Our propensity for being an early bird or night owl is largely affected by our circadian rhythm, or internal body clock. Though everyone’s body clock is roughly 24 hours, some research has suggested that having a shorter circadian period can make us better at falling asleep and waking up earlier. Other factors like an area’s latitude also affect our early bird/night owl type, and the team behind the new work cites research in animals indicating that having a shorter body clock can especially increase morningness in higher latitudes.

The group speculates that, since Neanderthals tended to live in higher latitude places, they would possess genetic variants tuned to make them early risers as a result. And when modern humans settled into these areas and mingled with Neanderthals, it’s these genes that would have had a better chance of sticking around and being passed down to today’s humans, since they continued to provide a possible evolutionary advantage.

To test their hypothesis, they first identified hundreds of potential genetic variations that could potentially affect circadian rhythm in both our direct human ancestors and Neanderthals. Then they used artificial intelligence to track down genetic variants that would likely result in clearly different body clocks for the two species. This finding also meant that it was possible for Neanderthals to transfer some of their circadian-related variants over to modern humans.
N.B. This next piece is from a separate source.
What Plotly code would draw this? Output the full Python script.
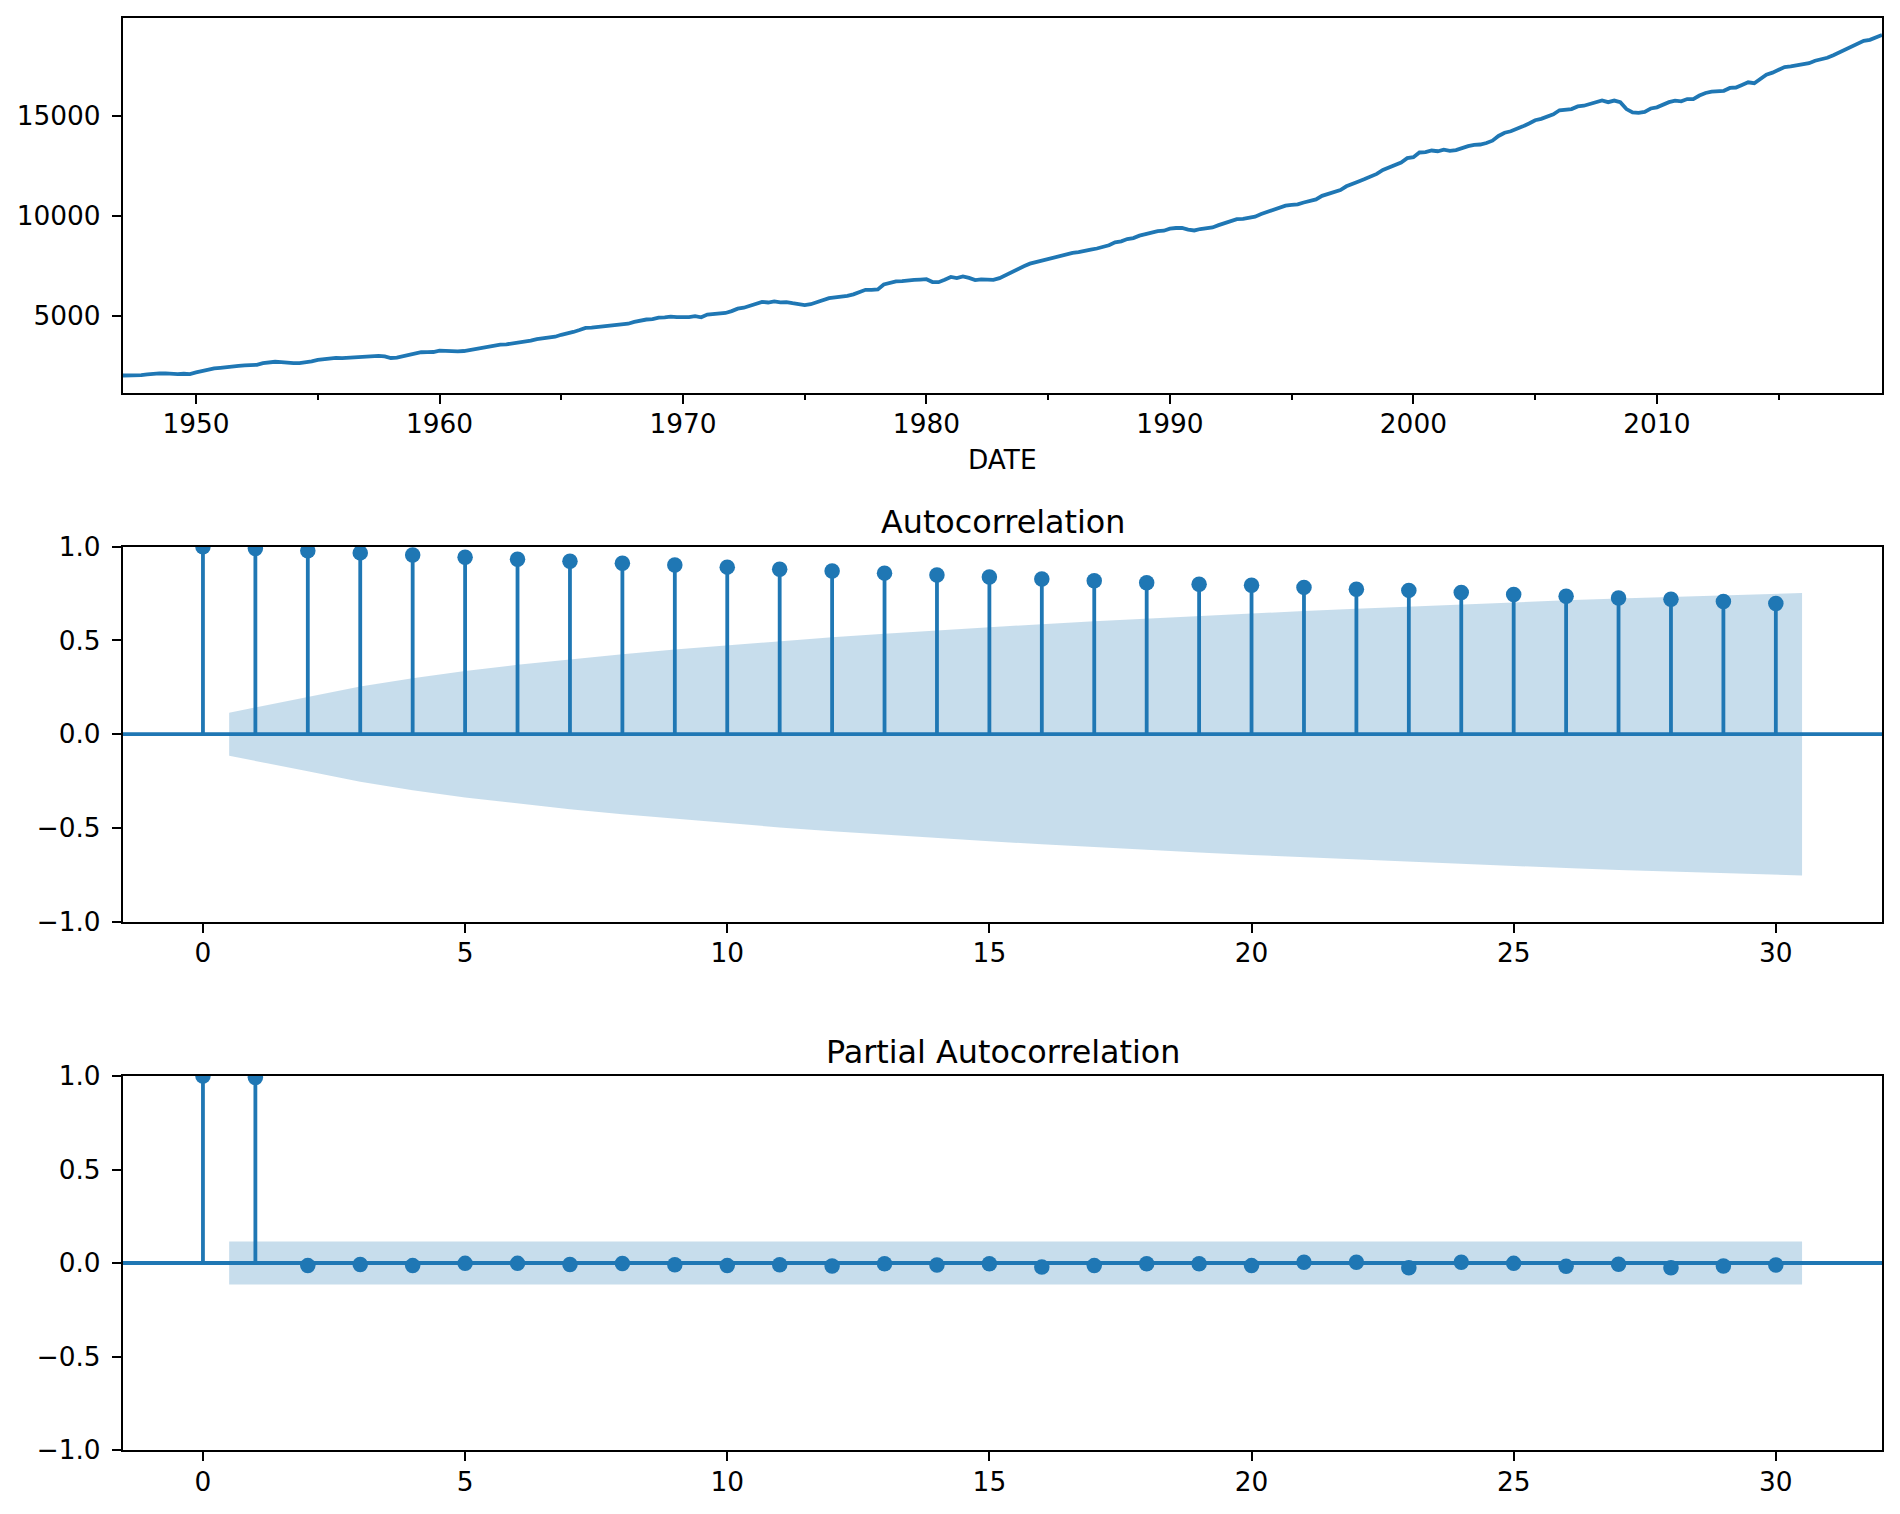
import pandas as pd
import plotly.graph_objects as go

# ---------------- data ----------------
gdp = [
    2033.1, 2027.6, 2023.5, 2055.1,   # 1947
    2086.0, 2120.4, 2132.6, 2134.0,   # 1948
    2105.6, 2098.4, 2120.0, 2102.3,   # 1949
    2184.9, 2251.5, 2338.5, 2383.2,   # 1950
    2415.6, 2457.5, 2508.2, 2513.7,   # 1951
    2540.6, 2546.0, 2564.4, 2648.6,   # 1952
    2697.9, 2718.7, 2703.4, 2662.5,   # 1953
    2649.8, 2652.6, 2683.8, 2735.1,   # 1954
    2813.2, 2858.8, 2897.6, 2914.4,   # 1955
    2903.7, 2927.7, 2925.0, 2973.1,   # 1956
    2992.0, 2985.7, 3014.0, 2983.3,   # 1957
    2906.3, 2925.4, 3000.2, 3083.0,   # 1958
    3121.9, 3192.4, 3194.7, 3203.8,   # 1959
    3275.8, 3258.1, 3274.0, 3232.0,   # 1960
    3253.8, 3309.1, 3372.6, 3438.7,   # 1961
    3500.1, 3531.7, 3575.1, 3586.8,   # 1962
    3625.3, 3666.7, 3747.3, 3771.8,   # 1963
    3851.4, 3893.3, 3954.1, 3966.3,   # 1964
    4062.3, 4113.6, 4205.1, 4301.3,   # 1965
    4406.7, 4421.8, 4459.0, 4495.7,   # 1966
    4535.6, 4538.4, 4581.3, 4615.9,   # 1967
    4709.9, 4788.7, 4825.8, 4844.3,   # 1968
    4920.7, 4935.6, 4968.0, 4943.9,   # 1969
    4936.6, 4943.6, 4989.2, 4935.7,   # 1970
    5069.7, 5097.2, 5139.1, 5151.2,   # 1971
    5245.0, 5365.0, 5415.7, 5506.4,   # 1972
    5642.7, 5704.1, 5674.1, 5727.0,   # 1973
    5678.7, 5692.2, 5638.4, 5616.5,   # 1974
    5548.2, 5587.8, 5683.4, 5759.0,   # 1975
    5889.5, 5932.7, 5965.3, 6008.5,   # 1976
    6079.5, 6197.7, 6309.5, 6309.7,   # 1977
    6329.8, 6574.4, 6640.5, 6729.8,   # 1978
    6741.9, 6749.1, 6799.2, 6816.2,   # 1979
    6837.6, 6696.8, 6688.8, 6813.5,   # 1980
    6947.0, 6895.6, 6978.1, 6902.1,   # 1981
    6794.9, 6825.9, 6799.8, 6802.5,   # 1982
    6892.1, 7048.0, 7189.6, 7339.9,   # 1983
    7483.4, 7612.7, 7686.1, 7749.2,   # 1984
    7824.2, 7893.1, 8013.7, 8073.2,   # 1985
    8148.6, 8185.3, 8263.6, 8308.0,   # 1986
    8369.9, 8460.2, 8533.6, 8680.2,   # 1987
    8725.0, 8839.6, 8891.4, 9009.9,   # 1988
    9101.5, 9170.9, 9238.9, 9257.1,   # 1989
    9358.3, 9392.3, 9398.5, 9312.9,   # 1990
    9269.4, 9341.6, 9388.8, 9421.6,   # 1991
    9534.3, 9637.7, 9732.0, 9834.5,   # 1992
    9850.9, 9908.3, 9955.6, 10091.0,  # 1993
    10188.9, 10327.0, 10387.4, 10506.4,  # 1994
    10543.6, 10575.1, 10665.1, 10737.5,  # 1995
    10817.9, 10998.3, 11096.9, 11212.2,  # 1996
    11284.6, 11472.1, 11615.6, 11715.4,  # 1997
    11832.5, 11942.0, 12091.6, 12287.0,  # 1998
    12403.3, 12498.7, 12662.4, 12877.6,  # 1999
    12924.2, 13160.8, 13178.4, 13260.5,  # 2000
    13222.7, 13300.0, 13244.8, 13280.9,  # 2001
    13397.0, 13478.2, 13538.1, 13559.0,  # 2002
    13634.3, 13751.5, 13985.1, 14145.6,  # 2003
    14221.1, 14329.5, 14465.0, 14609.9,  # 2004
    14771.6, 14839.8, 14972.1, 15066.6,  # 2005
    15267.0, 15302.7, 15326.4, 15456.9,  # 2006
    15493.3, 15582.1, 15666.7, 15761.9,  # 2007
    15671.4, 15752.3, 15667.0, 15328.0,  # 2008
    15155.9, 15134.1, 15189.2, 15356.1,  # 2009
    15415.1, 15557.3, 15671.9, 15750.6,  # 2010
    15712.8, 15825.1, 15820.7, 16004.1,  # 2011
    16129.4, 16198.8, 16220.7, 16239.1,  # 2012
    16382.9, 16403.2, 16531.7, 16663.6,  # 2013
    16616.5, 16841.5, 17047.1, 17143.0,  # 2014
    17305.8, 17422.8, 17462.6, 17503.8,  # 2015
    17554.3, 17616.3, 17741.5, 17807.0,  # 2016
    17885.3, 18015.6, 18160.6, 18324.1,  # 2017
    18438.3, 18598.1, 18732.7, 18783.5,  # 2018
    18927.3, 19021.9,                    # 2019
]
dates = pd.date_range("1947-01-01", periods=len(gdp), freq="QS")

year_ticks = [1950, 1960, 1970, 1980, 1990, 2000, 2010]

lags = list(range(31))
acf_vals = [1.000, 0.990, 0.978, 0.967, 0.956, 0.944, 0.933, 0.922, 0.912, 0.902,
            0.891, 0.880, 0.870, 0.859, 0.849, 0.838, 0.828, 0.818, 0.808, 0.800,
            0.794, 0.783, 0.773, 0.767, 0.756, 0.745, 0.736, 0.726, 0.720, 0.708,
            0.697]
# half-width of the ACF confidence band at lags 1..30
acf_band = [0.115, 0.198, 0.254, 0.299, 0.337, 0.370, 0.400, 0.427, 0.452, 0.475,
            0.497, 0.517, 0.536, 0.554, 0.571, 0.587, 0.603, 0.617, 0.631, 0.644,
            0.657, 0.669, 0.681, 0.692, 0.703, 0.714, 0.724, 0.733, 0.742, 0.753]

pacf_vals = [1.000, 0.992, -0.014, -0.008, -0.014, -0.002, -0.002, -0.008, -0.003, -0.009,
             -0.014, -0.009, -0.016, -0.004, -0.011, -0.004, -0.021, -0.014, -0.004, -0.004,
             -0.014, 0.004, 0.004, -0.025, 0.004, -0.002, -0.018, -0.007, -0.025, -0.016,
             -0.011]
pacf_band = [0.115] * 30

# ---------------- style ----------------
C0 = "#1f77b4"
FILL = "rgba(31,119,180,0.25)"
FONT = "DejaVu Sans"
TICK_FS = 26.4
TITLE_FS = 31.8
LW = 3.8
SPINE = 2.1

fig = go.Figure()

# --- top: time series
fig.add_trace(go.Scatter(x=dates, y=gdp, mode="lines", line=dict(color=C0, width=LW),
                         xaxis="x", yaxis="y", showlegend=False, hoverinfo="skip"))


def stem_panel(vals, band, xa, ya):
    sx, sy = [], []
    for k, v in zip(lags, vals):
        sx += [k, k, None]
        sy += [0, v, None]
    fig.add_trace(go.Scatter(x=sx, y=sy, mode="lines", line=dict(color=C0, width=LW),
                             xaxis=xa, yaxis=ya, showlegend=False, hoverinfo="skip"))
    fig.add_trace(go.Scatter(x=[-1.525, 32.025], y=[0, 0], mode="lines",
                             line=dict(color=C0, width=LW),
                             xaxis=xa, yaxis=ya, showlegend=False, hoverinfo="skip"))
    fig.add_trace(go.Scatter(x=lags, y=vals, mode="markers",
                             marker=dict(color=C0, size=15.5),
                             xaxis=xa, yaxis=ya, showlegend=False, hoverinfo="skip",
                             cliponaxis=True))
    bx = [float(k) for k in lags[1:]]
    bx[0] -= 0.5
    bx[-1] += 0.5
    fx = bx + bx[::-1]
    fy = list(band) + [-b for b in band[::-1]]
    fig.add_trace(go.Scatter(x=fx, y=fy, mode="lines", fill="toself", fillcolor=FILL,
                             line=dict(width=0), xaxis=xa, yaxis=ya,
                             showlegend=False, hoverinfo="skip"))


stem_panel(acf_vals, acf_band, "x2", "y2")
stem_panel(pacf_vals, pacf_band, "x3", "y3")

# ---------------- layout ----------------
W, H = 1900, 1514
ML, MR, MT, MB = 123, 18, 18, 64
PH = H - MT - MB


def py(p):
    return (H - MB - p) / PH


axis_common = dict(showline=True, mirror=True, linecolor="black", linewidth=SPINE,
                   ticks="outside", ticklen=9, tickwidth=SPINE, tickcolor="black",
                   showgrid=False, zeroline=False, automargin=False,
                   tickfont=dict(family=FONT, size=TICK_FS, color="black"))
xax = dict(axis_common, ticklabelstandoff=-2)
yax = dict(axis_common, ticklabelstandoff=6)

span = max(gdp) - min(gdp)
fig.update_layout(
    template="none",
    width=W, height=H,
    margin=dict(l=ML, r=MR, t=MT, b=MB, autoexpand=False),
    paper_bgcolor="white", plot_bgcolor="white",
    font=dict(family=FONT, color="black"),
    xaxis=dict(xax, type="date", domain=[0, 1], anchor="y",
               range=["1947-01-01", "2019-04-01"],
               tickmode="array",
               tickvals=[f"{y}-01-01" for y in year_ticks],
               ticktext=[str(y) for y in year_ticks],
               minor=dict(ticks="outside", ticklen=5, tickwidth=1.6, tickcolor="black",
                          dtick="M60", tick0="1950-01-01", showgrid=False)),
    yaxis=dict(yax, domain=[py(392.7), 1], anchor="x",
               range=[min(gdp) - 0.05 * span, max(gdp) + 0.05 * span],
               tickmode="array", tickvals=[5000, 10000, 15000],
               ticktext=["5000", "10000", "15000"]),
    xaxis2=dict(xax, domain=[0, 1], anchor="y2", range=[-1.525, 32.025],
                tickmode="array", tickvals=[0, 5, 10, 15, 20, 25, 30]),
    yaxis2=dict(yax, domain=[py(921.7), py(546.7)], anchor="x2", range=[-1, 1],
                tickmode="array", tickvals=[-1, -0.5, 0, 0.5, 1], tickformat=".1f"),
    xaxis3=dict(xax, domain=[0, 1], anchor="y3", range=[-1.525, 32.025],
                tickmode="array", tickvals=[0, 5, 10, 15, 20, 25, 30]),
    yaxis3=dict(yax, domain=[0, py(1076)], anchor="x3", range=[-1, 1],
                tickmode="array", tickvals=[-1, -0.5, 0, 0.5, 1], tickformat=".1f"),
    annotations=[
        dict(text="DATE", x=0.5, y=py(460), xref="paper", yref="paper",
             showarrow=False, xanchor="center", yanchor="middle",
             font=dict(family=FONT, size=TICK_FS, color="black")),
        dict(text="Autocorrelation", x=0.5, y=py(521.7), xref="paper", yref="paper",
             showarrow=False, xanchor="center", yanchor="middle",
             font=dict(family=FONT, size=TITLE_FS, color="black")),
        dict(text="Partial Autocorrelation", x=0.5, y=py(1051), xref="paper", yref="paper",
             showarrow=False, xanchor="center", yanchor="middle",
             font=dict(family=FONT, size=TITLE_FS, color="black")),
    ],
)

fig.write_html("out.html",
               config={"displayModeBar": False},
               post_script="document.body.style.margin='0px';document.body.style.overflow='hidden';")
Next, the team scoured through data from the UK Biobank, a long-running research project that has collected genomes from hundreds of thousands of people, looking for variants thought to have originated from Neanderthals. Many of these variants were not only tied to people’s circadian rhythms but specifically associated with being an early bird.

“By combining ancient DNA, large-scale genetic studies in modern humans, and artificial intelligence, we discovered substantial genetic differences in the circadian systems of Neanderthals and modern humans,” said lead author John Capra, an epidemiologist at the University of California, San Francisco, in a statement from the journal’s publisher. “Then by analyzing the bits of Neanderthal DNA that remain in modern human genomes we discovered a striking trend: many of them have effects on the control of circadian genes in modern humans and these effects are predominantly in a consistent direction of increasing propensity to be a morning person.”

While Neanderthals may have helped make some people early risers, the study authors say there’s much left unknown about this influence. They now plan to run similar studies on other, more diverse populations of humans and test in the lab exactly how these Neanderthal genes could affect our morningness. They’d also like to look for other common traits shaped by our gone-but-not-forgotten human cousins.